Collection entries:
--- --- ---

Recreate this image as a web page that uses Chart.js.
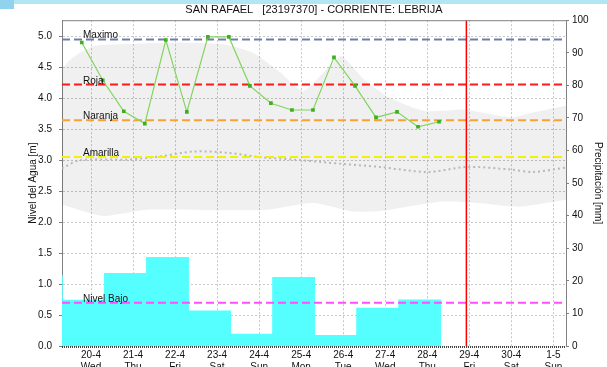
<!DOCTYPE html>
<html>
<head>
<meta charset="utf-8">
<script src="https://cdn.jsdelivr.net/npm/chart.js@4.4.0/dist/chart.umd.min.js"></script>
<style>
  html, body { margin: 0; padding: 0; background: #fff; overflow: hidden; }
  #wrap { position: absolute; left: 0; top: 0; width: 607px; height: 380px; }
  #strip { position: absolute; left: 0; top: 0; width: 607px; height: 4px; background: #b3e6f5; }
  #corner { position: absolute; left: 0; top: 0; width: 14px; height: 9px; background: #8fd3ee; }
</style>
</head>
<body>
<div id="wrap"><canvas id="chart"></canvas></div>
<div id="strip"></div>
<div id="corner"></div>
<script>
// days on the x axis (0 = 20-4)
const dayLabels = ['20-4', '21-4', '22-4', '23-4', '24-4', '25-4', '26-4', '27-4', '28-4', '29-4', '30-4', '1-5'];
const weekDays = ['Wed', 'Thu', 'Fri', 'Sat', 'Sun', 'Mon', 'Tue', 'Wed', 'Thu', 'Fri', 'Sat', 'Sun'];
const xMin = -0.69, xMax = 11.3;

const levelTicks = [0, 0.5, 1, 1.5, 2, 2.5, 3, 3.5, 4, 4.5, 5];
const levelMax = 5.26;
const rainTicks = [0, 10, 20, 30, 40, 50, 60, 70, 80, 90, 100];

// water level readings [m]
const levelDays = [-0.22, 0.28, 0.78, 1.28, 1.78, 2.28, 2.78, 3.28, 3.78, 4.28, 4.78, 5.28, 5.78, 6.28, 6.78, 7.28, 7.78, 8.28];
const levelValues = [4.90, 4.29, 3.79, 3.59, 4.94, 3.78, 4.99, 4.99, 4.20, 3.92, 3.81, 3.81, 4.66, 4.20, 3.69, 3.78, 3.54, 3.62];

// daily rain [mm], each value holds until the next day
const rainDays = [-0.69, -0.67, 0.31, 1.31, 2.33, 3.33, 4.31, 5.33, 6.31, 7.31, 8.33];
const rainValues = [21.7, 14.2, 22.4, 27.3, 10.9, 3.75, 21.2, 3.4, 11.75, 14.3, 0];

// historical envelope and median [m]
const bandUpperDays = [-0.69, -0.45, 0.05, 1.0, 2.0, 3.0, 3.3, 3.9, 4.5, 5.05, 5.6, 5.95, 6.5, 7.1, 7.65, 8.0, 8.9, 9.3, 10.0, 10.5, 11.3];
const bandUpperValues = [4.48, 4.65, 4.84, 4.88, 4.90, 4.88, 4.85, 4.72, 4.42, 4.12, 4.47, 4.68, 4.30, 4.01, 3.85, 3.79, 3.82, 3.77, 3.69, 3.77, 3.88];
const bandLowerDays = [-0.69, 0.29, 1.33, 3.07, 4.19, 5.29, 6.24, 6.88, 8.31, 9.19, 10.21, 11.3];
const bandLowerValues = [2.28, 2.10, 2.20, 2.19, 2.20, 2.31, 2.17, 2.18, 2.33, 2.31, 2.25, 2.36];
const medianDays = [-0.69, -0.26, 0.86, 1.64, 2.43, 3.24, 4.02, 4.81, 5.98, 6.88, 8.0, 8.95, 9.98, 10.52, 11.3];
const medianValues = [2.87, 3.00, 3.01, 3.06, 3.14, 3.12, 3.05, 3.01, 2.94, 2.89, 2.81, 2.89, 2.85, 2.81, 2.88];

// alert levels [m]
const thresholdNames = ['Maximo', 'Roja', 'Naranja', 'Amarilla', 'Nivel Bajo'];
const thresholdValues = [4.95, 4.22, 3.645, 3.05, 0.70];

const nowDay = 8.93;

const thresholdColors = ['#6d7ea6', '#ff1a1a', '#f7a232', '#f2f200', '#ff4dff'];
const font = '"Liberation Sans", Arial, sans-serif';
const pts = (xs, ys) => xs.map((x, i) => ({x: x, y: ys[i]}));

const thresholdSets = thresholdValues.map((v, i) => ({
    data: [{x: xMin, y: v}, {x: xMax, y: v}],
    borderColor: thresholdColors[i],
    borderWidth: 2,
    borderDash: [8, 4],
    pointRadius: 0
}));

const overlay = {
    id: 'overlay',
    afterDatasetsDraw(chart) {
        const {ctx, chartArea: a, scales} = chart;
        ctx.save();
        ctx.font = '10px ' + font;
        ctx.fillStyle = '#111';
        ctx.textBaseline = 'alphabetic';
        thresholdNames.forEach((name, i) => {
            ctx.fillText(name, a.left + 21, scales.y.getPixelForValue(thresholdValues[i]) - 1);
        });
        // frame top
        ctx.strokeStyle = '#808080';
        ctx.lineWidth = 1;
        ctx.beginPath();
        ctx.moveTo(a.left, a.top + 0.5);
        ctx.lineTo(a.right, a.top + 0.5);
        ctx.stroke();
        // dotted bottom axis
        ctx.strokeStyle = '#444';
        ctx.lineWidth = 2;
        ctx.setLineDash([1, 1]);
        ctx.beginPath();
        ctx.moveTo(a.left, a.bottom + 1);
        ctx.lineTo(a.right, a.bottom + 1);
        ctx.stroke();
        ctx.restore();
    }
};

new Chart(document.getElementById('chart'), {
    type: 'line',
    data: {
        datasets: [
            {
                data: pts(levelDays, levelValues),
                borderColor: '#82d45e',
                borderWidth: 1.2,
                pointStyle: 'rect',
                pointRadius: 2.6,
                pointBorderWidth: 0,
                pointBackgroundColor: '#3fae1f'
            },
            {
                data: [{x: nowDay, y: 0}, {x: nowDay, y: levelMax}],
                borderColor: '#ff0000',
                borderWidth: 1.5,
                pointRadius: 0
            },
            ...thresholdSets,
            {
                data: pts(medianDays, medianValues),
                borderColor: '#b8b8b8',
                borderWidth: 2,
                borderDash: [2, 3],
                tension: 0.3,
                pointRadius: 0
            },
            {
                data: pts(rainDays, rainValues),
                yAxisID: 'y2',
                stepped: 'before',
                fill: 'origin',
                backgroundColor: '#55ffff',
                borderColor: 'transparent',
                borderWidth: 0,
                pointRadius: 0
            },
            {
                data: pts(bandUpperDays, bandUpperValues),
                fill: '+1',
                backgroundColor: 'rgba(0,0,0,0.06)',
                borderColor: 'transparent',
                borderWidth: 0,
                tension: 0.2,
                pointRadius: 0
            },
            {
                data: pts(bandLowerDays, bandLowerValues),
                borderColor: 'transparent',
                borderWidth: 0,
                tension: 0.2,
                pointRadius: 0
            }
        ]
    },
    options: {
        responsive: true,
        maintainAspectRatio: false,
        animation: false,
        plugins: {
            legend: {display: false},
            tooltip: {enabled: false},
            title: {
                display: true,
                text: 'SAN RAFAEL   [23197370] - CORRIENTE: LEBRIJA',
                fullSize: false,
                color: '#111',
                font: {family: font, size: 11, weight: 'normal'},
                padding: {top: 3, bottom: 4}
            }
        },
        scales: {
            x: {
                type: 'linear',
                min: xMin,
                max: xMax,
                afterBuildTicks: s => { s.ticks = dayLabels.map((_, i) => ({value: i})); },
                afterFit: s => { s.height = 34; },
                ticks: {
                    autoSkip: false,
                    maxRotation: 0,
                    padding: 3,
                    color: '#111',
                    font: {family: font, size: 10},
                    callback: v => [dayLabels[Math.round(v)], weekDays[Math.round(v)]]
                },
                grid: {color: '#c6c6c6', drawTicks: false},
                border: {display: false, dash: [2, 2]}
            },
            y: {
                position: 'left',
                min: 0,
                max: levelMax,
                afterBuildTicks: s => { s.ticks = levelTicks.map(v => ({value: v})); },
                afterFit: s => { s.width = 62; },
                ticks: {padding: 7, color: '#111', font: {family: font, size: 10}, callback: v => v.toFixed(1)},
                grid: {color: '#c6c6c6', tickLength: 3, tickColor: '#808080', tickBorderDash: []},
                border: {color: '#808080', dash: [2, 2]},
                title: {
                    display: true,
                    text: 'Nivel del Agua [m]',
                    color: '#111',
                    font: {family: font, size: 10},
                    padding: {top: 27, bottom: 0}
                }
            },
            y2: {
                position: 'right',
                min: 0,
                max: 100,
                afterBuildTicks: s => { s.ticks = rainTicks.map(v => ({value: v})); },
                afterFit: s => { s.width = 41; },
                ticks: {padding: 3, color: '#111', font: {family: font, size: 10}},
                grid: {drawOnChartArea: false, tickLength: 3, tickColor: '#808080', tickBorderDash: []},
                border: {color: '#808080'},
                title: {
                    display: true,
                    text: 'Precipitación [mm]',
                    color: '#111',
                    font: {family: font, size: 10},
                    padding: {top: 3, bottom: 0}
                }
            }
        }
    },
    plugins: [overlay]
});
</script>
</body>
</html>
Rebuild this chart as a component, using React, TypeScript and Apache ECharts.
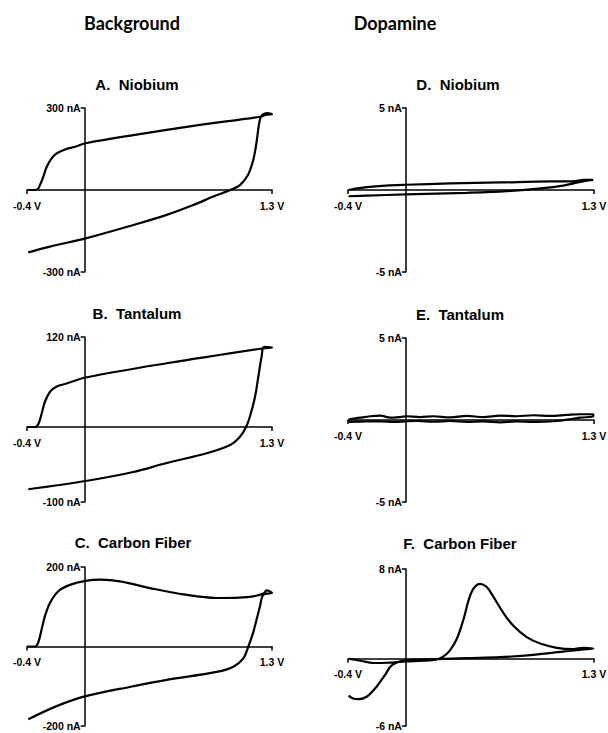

--- --- ---

Work to do:
Identify the lines in the entries that hold "this" and return each one.

Exercise answer:
Recreate this image as a web page that uses Chart.js.
Rebuild this chart as a component, using React, TypeScript and Apache ECharts.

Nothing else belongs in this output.